Staying with the topic of my previous post, a small and a large company are different not only in terms of the number of colleagues but also the type of tasks and processes as well. During my studies at the university, I worked six months at a company of European scale and also six months at a global corporation, therefore I can use my personal experience to compare the types of tasks and processes at a multinational company and at a startup—without aiming to be exhaustive.
Process Execution vs. Process Creation
When you join a company which has been running for quite a long time, then you have to execute already designed processes which have been fine-tuned by the experience gained during the many years of operation to the design you have to do them now. You can make some minor adjustments, of course, but, due to the size and age of the company, you can expect some rigid reactions from your colleagues to your “world-changing” and efficiency-improving process development ideas.
This is completely different at a startup. Here it is absolutely true that not all the processes are designed from their beginnings to their ends, especially in the case of a starting/early phase startup. It happens often that a temporary process is created when the team meets the challenge. The best thing to do in this case is to choose the option that seems to be the best and to solve the challenge at hand by paying attention to incorporating this process with appropriate documentation into organisational operations as well. In the future, when this issue comes up again, we will know how we solved it in the past and what experience we had.
This might seem a bit too theoretical, so I give you a practical example:
Task:
You want to set up your first html email, and you want to be sure that the looks of the email fits to the design elements and design principles of the company.
Your scenario at a multinational corporation:
If you have a similar task at a large company, you will most probably gather information from a centrally managed document which you will get on your first days at the company and tell you whom you have to contact, and you will have a premade template to enter your contents, formulated according to guidelines already laid down. If you still think that this process is not efficient or already outdated, you cannot change it, or if you can, then you require a lot of consultation, approvals and energy, meaning that you have to go through the steps of the corporate bureaucratic labyrinth.
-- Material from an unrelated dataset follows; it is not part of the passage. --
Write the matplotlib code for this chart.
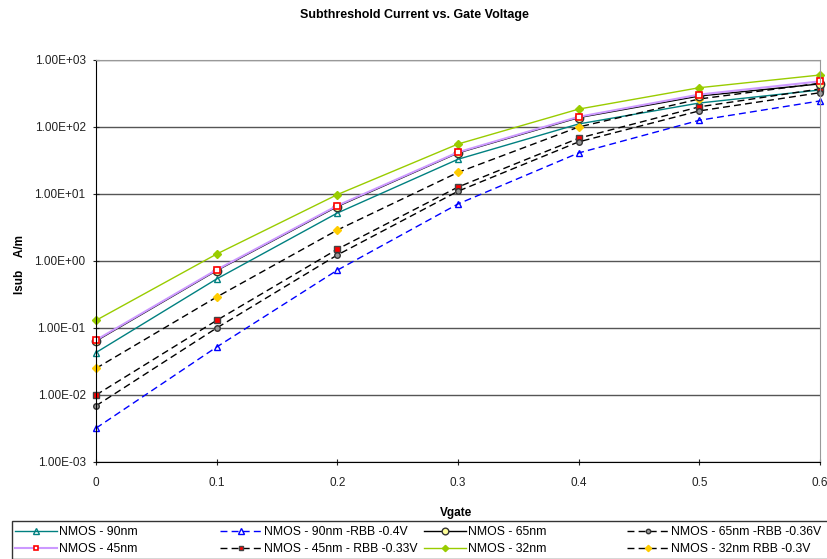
import numpy as np
import matplotlib
matplotlib.use("Agg")
import matplotlib.pyplot as plt
from matplotlib.patches import Rectangle
from matplotlib.ticker import FixedLocator, FuncFormatter, NullLocator

plt.rcParams['font.family'] = ['Liberation Sans', 'DejaVu Sans']

vgate = [0, 0.1, 0.2, 0.3, 0.4, 0.5, 0.6]

nmos_90 = [0.043, 0.54, 5.2, 33, 111, 228, 357]
nmos_90_rbb = [0.0032, 0.052, 0.73, 7.1, 41, 126, 245]
nmos_65 = [0.064, 0.72, 6.5, 41, 138, 290, 440]
nmos_65_rbb = [0.0069, 0.10, 1.23, 11, 60, 174, 325]
nmos_45 = [0.066, 0.74, 6.7, 42, 142, 305, 480]
nmos_45_rbb = [0.010, 0.13, 1.5, 12.7, 68, 200, 370]
nmos_32 = [0.13, 1.27, 9.8, 55.7, 185, 386, 597]
nmos_32_rbb = [0.025, 0.29, 2.9, 21, 100, 262, 450]

yticks = [1e-3, 1e-2, 1e-1, 1e0, 1e1, 1e2, 1e3]

W, H = 828, 559
fig = plt.figure(figsize=(W / 100, H / 100), dpi=100)
ax = fig.add_axes([96 / W, 1 - 462 / H, (820 - 96) / W, (462 - 60) / H])

dash = (0, (5, 3))

h90, = ax.plot(vgate, nmos_90, color='#008080', lw=1, marker='^', ms=5, mfc='none', mec='#008080',
               label='NMOS - 90nm', clip_on=False)
h45, = ax.plot(vgate, nmos_45, color='#CC99FF', lw=1.5, marker='s', ms=4, mfc='white', mec='red', mew=1.2,
               label='NMOS - 45nm', clip_on=False, zorder=2.2)
h90r, = ax.plot(vgate, nmos_90_rbb, color='blue', lw=1, ls=dash, marker='^', ms=5, mfc='none', mec='blue',
                label='NMOS - 90nm -RBB -0.4V', clip_on=False)
h45r, = ax.plot(vgate, nmos_45_rbb, color='black', lw=1, ls=dash, marker='s', ms=4, mfc='red', mec='#444444',
                label='NMOS - 45nm - RBB -0.33V', clip_on=False)
h65, = ax.plot(vgate, nmos_65, color='black', lw=1, marker='o', ms=6, mfc='#FFFF99', mec='#333333',
               label='NMOS - 65nm', clip_on=False, zorder=2.1)
h32, = ax.plot(vgate, nmos_32, color='#99CC00', lw=1, marker='D', ms=4, mfc='#99CC00', mec='#99CC00',
               label='NMOS - 32nm', clip_on=False)
h65r, = ax.plot(vgate, nmos_65_rbb, color='black', lw=1, ls=dash, marker='o', ms=4, mfc='#999999', mec='#333333',
                label='NMOS - 65nm -RBB -0.36V', clip_on=False)
h32r, = ax.plot(vgate, nmos_32_rbb, color='black', lw=1, ls=dash, marker='D', ms=4, mfc='#FFCC00', mec='#FFCC00',
                label='NMOS - 32nm RBB -0.3V', clip_on=False)

ax.set_yscale('log')
ax.set_ylim(1e-3, 1e3)
ax.set_xlim(0, 0.6)
ax.yaxis.set_major_locator(FixedLocator(yticks))
ax.yaxis.set_minor_locator(NullLocator())
ax.yaxis.set_major_formatter(FuncFormatter(lambda v, p: '%.2E' % v))
ax.set_xticks(vgate)
ax.set_xticklabels(['0', '0.1', '0.2', '0.3', '0.4', '0.5', '0.6'])
ax.tick_params(labelsize=8.5, length=5, direction='inout', colors='#222222', pad=5)
ax.tick_params(axis='x', pad=8)
ax.grid(axis='y', color='#555555', lw=1)
ax.set_axisbelow(True)
for s in ['top', 'right']:
    ax.spines[s].set_color('#999999')
ax.spines['left'].set_color('black')
ax.spines['bottom'].set_color('black')

fig.text(456 / W, 1 - 513 / H, 'Vgate', ha='center', va='center', fontsize=8.5, fontweight='bold')
fig.text(20 / W, 1 - 265 / H, 'Isub    A/m', ha='center', va='center', rotation=90,
         fontsize=8.5, fontweight='bold')
fig.text(0.5, 1 - 15 / H, 'Subthreshold Current vs. Gate Voltage', ha='center', va='center',
         fontsize=9, fontweight='bold')

# legend: frame plus four columns
fig.patches.append(Rectangle((12 / W, 0.5 / H), (W - 12) / W, 38 / H, transform=fig.transFigure,
                             fill=False, edgecolor='#333333', lw=1))
cols = [([h90, h45], 15), ([h90r, h45r], 220), ([h65, h32], 424), ([h65r, h32r], 627)]
for hs, x0 in cols:
    lg = fig.legend(handles=hs, loc='upper left', bbox_to_anchor=(x0 / W, 1 - 526 / H), frameon=False,
                    fontsize=8.8, handlelength=3.4, handletextpad=0.2, borderpad=0, borderaxespad=0,
                    labelspacing=0.4, markerscale=0.8)

fig.savefig('out.png', dpi=100)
So, you will meet something like this:
This is why a large corporation is not agile. 🙂
Your scenario at a startup:
If you do not have the skills of a pro illustrator, then you need design elements to build up your email, so you contact the designer with whom you discuss that in the future, you could use a folder where everyone can access the brand design elements. As soon as this folder is ready, you communicate this with the people concerned through the right channels and, let’s say, you also realise that it would be good if the chief designer would quickly review and approve the templates made by non-pro designers. And so, you have a process ready, and everyone knows in which folder to look for the design elements whenever these are required to make some sort of an online content and whom to send the prepared material for approval. And this process will run like this until the circumstances require change. So, this will look like this at a startup:
😀
Where can you learn more? It is not a question that in the startup scenario you have defined an issue, a colleague helped you to make up a solution, you communicated it to the people concerned and you designed a process in essence to build up email templates. But this could have been a new marketing or sales strategy or a new method to process user feedbacks. You might be able to complete the task earlier in the scenario of the multinational corporation, as the colleagues who worked previously for the company have already gone through the mentioned process much more than one time, but you miss the designing of the entire process, which can be a great experience that you will have the chance to use in other fields of your life as well. So, the wisdom of the day is: It is not the goal that is important all the time, but the road to get there, as it will give us the most experience. 🙂
But you should not be surprised if at a startup you, as a marketer, are required to do some html or css writing or write a legal disclaimer, if the question at hand so requires. This might be difficult at the beginning, because these things can hold you back in proceeding with your tasks, as you first have to learn the specifications of the field at hand, something we have not encountered so far, because it is not what we learnt about, not the field where we have worked so far.
During compiling my first online material, I thought that after completing the content writing, all I will have to do is to forward it to the website developer and he would make the website. Instead, I had to learn how to compile a website with an online tool. This was much of a holdback at the beginning, but when I learned it and finished it, I could look back and say to myself: “Wow, how cool! In something like 2 months, it was me who has put together this entire series of websites and the user journey.”
On the whole, it was something very positive to me, because I had the chance to have an insight into the tasks of other fields and it enabled me to put together a colourful and complex set of technical knowledge by the end. This is something you can hardly encounter at a large company, there you usually learn about a single field and to be very efficient in a single process, such processes are however usually very specific to the company and you cannot really use them well in other areas.